Imagine you are writing data to a database, and you have just finished sending a larger batch of records, but are still waiting for the results of your insert. Suddenly the server you were writing to crashes and you are left wondering what happened to your data?
“Classic” SQL databases running on one machine usually put great emphasis on making sure your data is either written fully, or is not written at all. They also ensure that whoever reads the data in the database, they always get the latest state, no old data is returned.
However, that is not necessarily the case when talking about a distributed database setup. Data takes time to propagate from one server to the others, and these database engines may not have the facilities to ensure that your data is always written in full.
This is pretty straightforward. Availability means that you can read and write data to and from any node in your cluster, as long as the node you are connected to isn't the one failing.
However, having availability does not mean that the data you are reading is actually up to date, or if the data you are writing won't get lost in a subsequent crash. It just says that you can talk to a server and it will talk back to you.
Let's face it, networks aren't perfect. Partition tolerance basically means that your database won't blow up if your cluster is split in two parts.
Easy, right? Well, there's a catch: if you want to run your database on more than one server, partition tolerance is not optional. Why? Because if there is a network outage between your two (or more) nodes, your database blows up, and that would defeat the purpose.
In other words, you're stuck with having to chose between consistency and availability.
Let's look at a few examples.
MySQL? Well, MySQL, by default, isn't built for running in a cluster (except for the NDB or Galera setup). Your average, run-of-the-mill MySQL server doesn't satisfy the requirements for partition tolerance, it runs on one server. So no partitions, no cluster.
What if we run a master-slave replication MySQL setup? Well, a master-slave replication only allows writes to the master server, while reads can be done from slaves. Since there are multiple slaves, for reads only we have a setup that sacrifices consistency for availability. MySQL replication is asynchronous, so we are not guaranteed to have the latest data on our slaves, but, since we have more than one server, we can always read something, which makes the cluster available. For reads only. For writes you're fresh out of luck, if the master goes down, you can't write anything.
What about the Galera cluster? Well, the Galera cluster, does synchronous replication. The difference is that Galera actually runs on top of InnoDB, so you can (mostly) use the things that you are already used to.
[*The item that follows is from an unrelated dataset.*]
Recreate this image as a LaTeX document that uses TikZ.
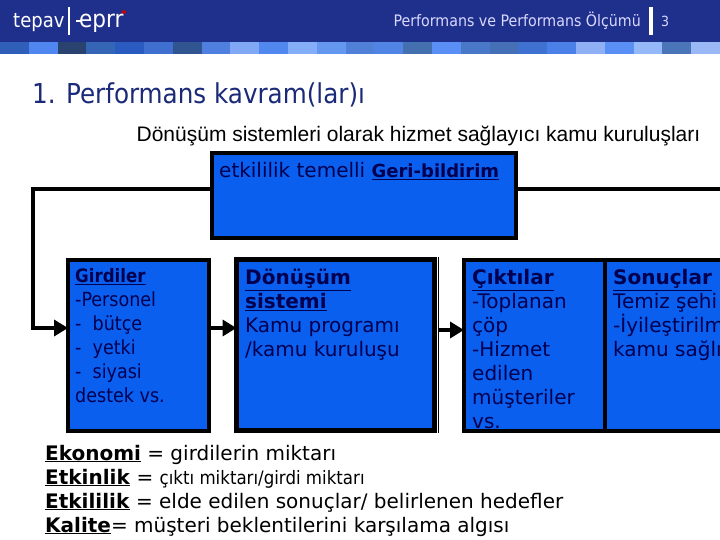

With Galera, for every commit in your database, data is synchronized across the whole cluster and you only get a response once the data is successfully written in all nodes of the cluster. Galera also enforces quorum on cluster membership, so all the nodes must see each other in order to be proper members of the cluster. If a cluster is split in two, the majority of the nodes will form the cluster, the minority will deny any reads or writes to preserve consistency. So Galera, on a recommended setup, is consistent and partition tolerant, but not available.
The built-in NDB cluster, much like Galera, provides synchronous replication of data for a single cluster, but for multiple clusters the replication is asynchronous. So it gets tricky. For a single cluster NDB is consistent and partition tolerant, where as for multiple clusters NDB is available and partition tolerant. If you want to learn more, read this excellent blog post. One major drawback of NDB is that you have to use the special NDB table type, you can't use InnoDB like you normally would.
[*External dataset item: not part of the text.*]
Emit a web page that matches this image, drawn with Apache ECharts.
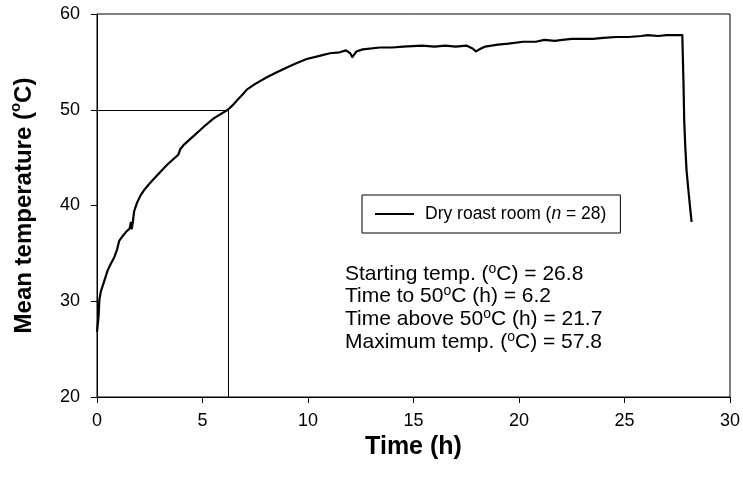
<!DOCTYPE html>
<html>
<head>
<meta charset="utf-8">
<script src="https://cdn.jsdelivr.net/npm/echarts@6/dist/echarts.min.js"></script>
<style>
  html, body { margin: 0; padding: 0; background: #fff; }
  #chart { width: 743px; height: 477px; }
</style>
</head>
<body>
<div id="chart"></div>
<script>
// Mean air temperature in the dry roast room over the heat treatment
const hours = [
  0.00, 0.04, 0.08, 0.11, 0.18, 0.27, 0.40, 0.50, 0.65, 0.82, 0.95, 1.05, 1.12, 1.25, 1.40,
  1.55, 1.60, 1.65, 1.70, 1.76, 1.90, 2.05, 2.23, 2.45, 2.70, 3.00, 3.30, 3.60, 3.85, 3.95,
  4.10, 4.40, 4.75, 5.10, 5.53, 5.90, 6.20, 6.40, 6.64, 6.90, 7.10, 7.50, 8.05, 8.50, 9.00,
  9.50, 9.94, 10.50, 11.04, 11.50, 11.80, 12.00, 12.10, 12.30, 12.60, 13.40, 14.00, 14.50,
  15.40, 16.00, 16.50, 17.00, 17.50, 17.80, 17.96, 18.20, 18.40, 19.00, 19.50, 20.20, 20.80,
  21.20, 21.70, 22.05, 22.50, 23.00, 23.50, 24.00, 24.60, 25.20, 25.80, 26.10, 26.60, 27.00,
  27.50, 27.74, 27.78, 27.80, 27.83, 27.88, 27.94, 28.02, 28.10, 28.18
];
const temps = [
  26.8, 27.0, 28.6, 30.1, 31.0, 31.6, 32.5, 33.2, 33.9, 34.6, 35.4, 36.3, 36.5, 36.9, 37.3,
  37.6, 38.2, 37.6, 38.3, 39.4, 40.3, 41.0, 41.6, 42.2, 42.8, 43.5, 44.2, 44.8, 45.3, 45.9,
  46.3, 46.9, 47.6, 48.3, 49.1, 49.6, 50.0, 50.4, 51.0, 51.6, 52.1, 52.7, 53.4, 53.9, 54.4,
  54.9, 55.3, 55.6, 55.9, 56.0, 56.2, 55.9, 55.5, 56.1, 56.3, 56.5, 56.5, 56.6,
  56.7, 56.6, 56.7, 56.6, 56.7, 56.4, 56.1, 56.4, 56.6, 56.8, 56.9, 57.1, 57.1,
  57.3, 57.2, 57.3, 57.4, 57.4, 57.4, 57.5, 57.6, 57.6, 57.7, 57.8, 57.7, 57.8,
  57.8, 57.8, 54.2, 52.4, 48.9, 46.2, 43.7, 41.8, 40.0, 38.3
];

// Time at which 50 °C was reached
const threshold = { time: 6.2, temp: 50 };

const seriesName = 'Dry roast room';
const statLines = [
  ['Starting temp. (', ') = 26.8'],
  ['Time to 50', ' (h) = 6.2'],
  ['Time above 50', ' (h) = 21.7'],
  ['Maximum temp. (', ') = 57.8']
];

const xTicks = { min: 0, max: 30, interval: 5 };
const yTicks = { min: 20, max: 60, interval: 10 };

const FONT = 'Arial, "Liberation Sans", sans-serif';

const chart = echarts.init(document.getElementById('chart'), null, { renderer: 'canvas' });

const statText = statLines.map(p => '{t|' + p[0] + '}{s|o}{t|C' + p[1] + '}').join('\n');

chart.setOption({
  animation: false,
  backgroundColor: '#fff',
  grid: {
    left: 96, top: 14, right: 11, bottom: 80,
    show: true, borderColor: '#000', borderWidth: 1
  },
  xAxis: {
    type: 'value',
    min: xTicks.min, max: xTicks.max, interval: xTicks.interval,
    name: 'Time (h)',
    nameLocation: 'middle',
    nameGap: 30,
    nameTextStyle: { fontFamily: FONT, fontSize: 25, fontWeight: 'bold', color: '#000' },
    axisLine: { show: true, onZero: false, lineStyle: { color: '#000', width: 1 } },
    axisTick: { show: true, inside: false, length: 6, lineStyle: { color: '#000' } },
    axisLabel: { fontFamily: FONT, fontSize: 18, color: '#000', margin: 15 },
    splitLine: { show: false }
  },
  yAxis: {
    type: 'value',
    min: yTicks.min, max: yTicks.max, interval: yTicks.interval,
    name: '{a|Mean temperature (}{s|o}{a|C)}',
    nameLocation: 'middle',
    nameGap: 61,
    nameRotate: 90,
    nameTextStyle: {
      fontFamily: FONT, color: '#000',
      rich: {
        a: { fontFamily: FONT, fontSize: 24, fontWeight: 'bold', color: '#000', lineHeight: 28, verticalAlign: 'bottom' },
        s: { fontFamily: FONT, fontSize: 15, fontWeight: 'bold', color: '#000', lineHeight: 28, verticalAlign: 'top' }
      }
    },
    axisLine: { show: true, lineStyle: { color: '#000', width: 1 } },
    axisTick: { show: true, inside: false, length: 6, lineStyle: { color: '#000' } },
    axisLabel: { fontFamily: FONT, fontSize: 18, color: '#000', margin: 17 },
    splitLine: { show: false }
  },
  legend: {
    left: 362, top: 195,
    orient: 'horizontal',
    padding: [10, 14, 10, 13],
    borderColor: '#000', borderWidth: 1,
    itemWidth: 39, itemHeight: 2,
    icon: 'rect',
    data: [seriesName],
    formatter: () => 'Dry roast room ({i|n} = 28)',
    textStyle: {
      fontFamily: FONT, fontSize: 17.5, color: '#000', padding: [0, 0, 0, 6],
      rich: {
        i: { fontFamily: FONT, fontSize: 17.5, fontStyle: 'italic', color: '#000' }
      }
    }
  },
  graphic: [{
    type: 'text',
    left: 345, top: 262,
    style: {
      text: statText,
      fill: '#000',
      rich: {
        t: { fontFamily: FONT, fontSize: 21, fill: '#000', lineHeight: 22.6, verticalAlign: 'bottom' },
        s: { fontFamily: FONT, fontSize: 14, fill: '#000', lineHeight: 10, verticalAlign: 'top' }
      }
    }
  }],
  series: [{
    name: seriesName,
    type: 'line',
    data: hours.map((h, i) => [h, temps[i]]),
    showSymbol: false,
    symbol: 'none',
    lineStyle: { color: '#000', width: 2.2, join: 'round' },
    itemStyle: { color: '#000' },
    markLine: {
      silent: true,
      symbol: ['none', 'none'],
      label: { show: false },
      lineStyle: { color: '#000', width: 1, type: 'solid' },
      data: [
        [{ coord: [xTicks.min, threshold.temp] }, { coord: [threshold.time, threshold.temp] }],
        [{ coord: [threshold.time, threshold.temp] }, { coord: [threshold.time, yTicks.min] }]
      ]
    }
  }]
});
</script>
</body>
</html>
Finally, let's look at Elasticsearch. Elasticsearch is available and partition tolerant, but not consistent. If you write something and the node you have written to goes down, your data is gone. Also, you may end up with a situation where your node is isolated from the cluster. You can still read from it and write to it, but your data may never end up finding its way into the general cluster. Your server may crash and all your writes from that one node may be lost. I guess the caveat is that you should have proper monitoring when using Elasticsearch.
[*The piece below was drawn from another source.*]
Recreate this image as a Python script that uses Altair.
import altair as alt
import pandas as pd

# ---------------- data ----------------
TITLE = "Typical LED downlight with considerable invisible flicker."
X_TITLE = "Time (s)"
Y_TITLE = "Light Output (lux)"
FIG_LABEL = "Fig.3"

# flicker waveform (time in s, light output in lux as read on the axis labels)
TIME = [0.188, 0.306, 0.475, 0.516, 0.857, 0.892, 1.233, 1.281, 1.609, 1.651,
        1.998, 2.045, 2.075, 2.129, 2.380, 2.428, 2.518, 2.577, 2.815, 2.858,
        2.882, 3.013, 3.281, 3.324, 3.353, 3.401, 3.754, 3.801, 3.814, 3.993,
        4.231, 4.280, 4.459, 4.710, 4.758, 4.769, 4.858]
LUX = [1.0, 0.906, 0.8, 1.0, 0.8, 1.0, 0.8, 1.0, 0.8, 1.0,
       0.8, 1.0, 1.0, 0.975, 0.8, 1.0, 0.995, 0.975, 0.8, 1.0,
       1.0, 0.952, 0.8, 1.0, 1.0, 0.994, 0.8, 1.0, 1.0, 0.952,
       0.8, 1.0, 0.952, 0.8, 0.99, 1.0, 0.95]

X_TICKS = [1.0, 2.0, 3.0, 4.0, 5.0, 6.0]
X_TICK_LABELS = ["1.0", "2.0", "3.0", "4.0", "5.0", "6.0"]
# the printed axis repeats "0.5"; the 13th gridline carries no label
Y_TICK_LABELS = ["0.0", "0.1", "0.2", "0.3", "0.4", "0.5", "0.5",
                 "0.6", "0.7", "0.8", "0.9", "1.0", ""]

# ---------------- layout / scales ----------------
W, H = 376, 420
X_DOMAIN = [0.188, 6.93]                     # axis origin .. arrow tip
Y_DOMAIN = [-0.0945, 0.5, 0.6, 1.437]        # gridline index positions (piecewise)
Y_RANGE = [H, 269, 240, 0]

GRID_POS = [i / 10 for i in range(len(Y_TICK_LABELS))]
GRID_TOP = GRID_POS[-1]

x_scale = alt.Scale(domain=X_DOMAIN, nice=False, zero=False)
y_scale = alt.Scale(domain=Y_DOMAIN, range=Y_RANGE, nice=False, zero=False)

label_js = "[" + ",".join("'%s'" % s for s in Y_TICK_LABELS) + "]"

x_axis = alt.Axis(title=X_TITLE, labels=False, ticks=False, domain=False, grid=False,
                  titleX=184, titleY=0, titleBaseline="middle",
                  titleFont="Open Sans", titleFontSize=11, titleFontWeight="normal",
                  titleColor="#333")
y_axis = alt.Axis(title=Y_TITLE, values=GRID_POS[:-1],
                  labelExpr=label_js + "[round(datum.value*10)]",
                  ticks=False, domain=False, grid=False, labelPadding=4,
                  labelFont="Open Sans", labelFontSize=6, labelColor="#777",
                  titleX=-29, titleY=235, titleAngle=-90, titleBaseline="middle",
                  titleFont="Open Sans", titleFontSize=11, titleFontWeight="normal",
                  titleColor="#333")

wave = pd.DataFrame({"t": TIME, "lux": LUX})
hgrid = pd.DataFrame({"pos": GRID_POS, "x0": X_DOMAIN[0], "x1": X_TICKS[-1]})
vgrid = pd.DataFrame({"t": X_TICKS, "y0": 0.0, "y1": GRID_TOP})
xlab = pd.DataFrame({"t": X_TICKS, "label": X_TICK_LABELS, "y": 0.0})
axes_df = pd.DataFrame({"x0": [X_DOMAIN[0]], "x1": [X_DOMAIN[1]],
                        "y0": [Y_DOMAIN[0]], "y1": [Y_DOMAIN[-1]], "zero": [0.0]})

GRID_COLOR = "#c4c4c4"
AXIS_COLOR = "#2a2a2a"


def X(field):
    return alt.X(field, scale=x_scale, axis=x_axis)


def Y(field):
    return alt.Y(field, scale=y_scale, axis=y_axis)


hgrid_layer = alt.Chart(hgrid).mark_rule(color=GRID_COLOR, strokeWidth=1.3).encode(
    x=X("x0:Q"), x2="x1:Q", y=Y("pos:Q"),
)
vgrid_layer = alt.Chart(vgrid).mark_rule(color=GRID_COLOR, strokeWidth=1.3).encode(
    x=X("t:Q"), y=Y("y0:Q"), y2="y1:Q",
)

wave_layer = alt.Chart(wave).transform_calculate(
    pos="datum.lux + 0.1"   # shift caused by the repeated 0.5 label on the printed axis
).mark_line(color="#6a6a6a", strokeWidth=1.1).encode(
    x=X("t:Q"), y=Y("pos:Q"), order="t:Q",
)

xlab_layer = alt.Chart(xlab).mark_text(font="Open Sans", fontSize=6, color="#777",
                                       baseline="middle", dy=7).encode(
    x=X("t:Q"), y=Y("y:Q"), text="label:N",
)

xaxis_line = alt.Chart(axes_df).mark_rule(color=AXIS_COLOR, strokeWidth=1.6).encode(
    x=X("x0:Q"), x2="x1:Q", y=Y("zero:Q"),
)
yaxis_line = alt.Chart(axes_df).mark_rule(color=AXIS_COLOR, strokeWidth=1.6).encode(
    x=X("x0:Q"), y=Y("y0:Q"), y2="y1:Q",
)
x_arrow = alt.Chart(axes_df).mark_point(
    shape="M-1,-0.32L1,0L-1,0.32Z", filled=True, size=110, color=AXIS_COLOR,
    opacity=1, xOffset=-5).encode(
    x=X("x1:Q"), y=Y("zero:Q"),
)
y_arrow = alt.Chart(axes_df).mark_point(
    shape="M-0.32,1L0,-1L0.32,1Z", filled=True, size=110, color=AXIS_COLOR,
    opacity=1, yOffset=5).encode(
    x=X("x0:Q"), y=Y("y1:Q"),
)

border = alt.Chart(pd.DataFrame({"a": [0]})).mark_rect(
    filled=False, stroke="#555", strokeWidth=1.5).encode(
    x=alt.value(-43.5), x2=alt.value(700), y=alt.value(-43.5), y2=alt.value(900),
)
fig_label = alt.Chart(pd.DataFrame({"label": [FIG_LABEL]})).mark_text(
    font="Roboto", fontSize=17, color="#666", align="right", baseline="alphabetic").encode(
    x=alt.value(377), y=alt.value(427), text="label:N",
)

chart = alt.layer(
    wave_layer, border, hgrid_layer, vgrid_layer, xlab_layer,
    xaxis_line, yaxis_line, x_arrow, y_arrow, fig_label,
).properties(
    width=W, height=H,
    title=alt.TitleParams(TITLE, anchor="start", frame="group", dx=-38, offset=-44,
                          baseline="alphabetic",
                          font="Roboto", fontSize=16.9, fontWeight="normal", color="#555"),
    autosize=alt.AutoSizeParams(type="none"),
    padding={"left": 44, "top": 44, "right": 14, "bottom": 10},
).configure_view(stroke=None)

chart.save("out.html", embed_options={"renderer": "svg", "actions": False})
Available and partition tolerant systems, like Elasticsearch are also described as eventually consistent. If you leave a cluster alone long enough, and don't write any more data, they will end up in the same state.
Where the CAP theorem falls short
The CAP theorem is a very simplistic way of describing data consistency. Let's take
Cassandra for an example. When writing data into Cassandra, you can decide what
consistency level you want.
You can pick
ANY, which will return after at least one node has written the data. You can also pick
you will wait for the majority of the nodes. Or you can pick
ALL, which waits for all nodes to write the data. And
there are a lot more options for all your refined tastes.
As you can see, the CAP theorem can't really describe Cassandras behavior. Most Cassandra setups would be available and partition tolerant, but from a data safety standpoint Cassandra is much more reliable (on most settings) than Elasticsearch, for example. In other words, Cassandra is consistent enough for a lot of applications, as stupid as that sounds from a theoretical standpoint.
Don't get me wrong, the CAP theorem isn't wrong per se, it just doesn't describe every aspect of consistency that you may need to know about a distributed system.
The take away from this is that you (probably) can't describe a database solution with one acronym. When working with cluster software, you need to take a long hard look at what the consistency promises are and if they match your business requirements.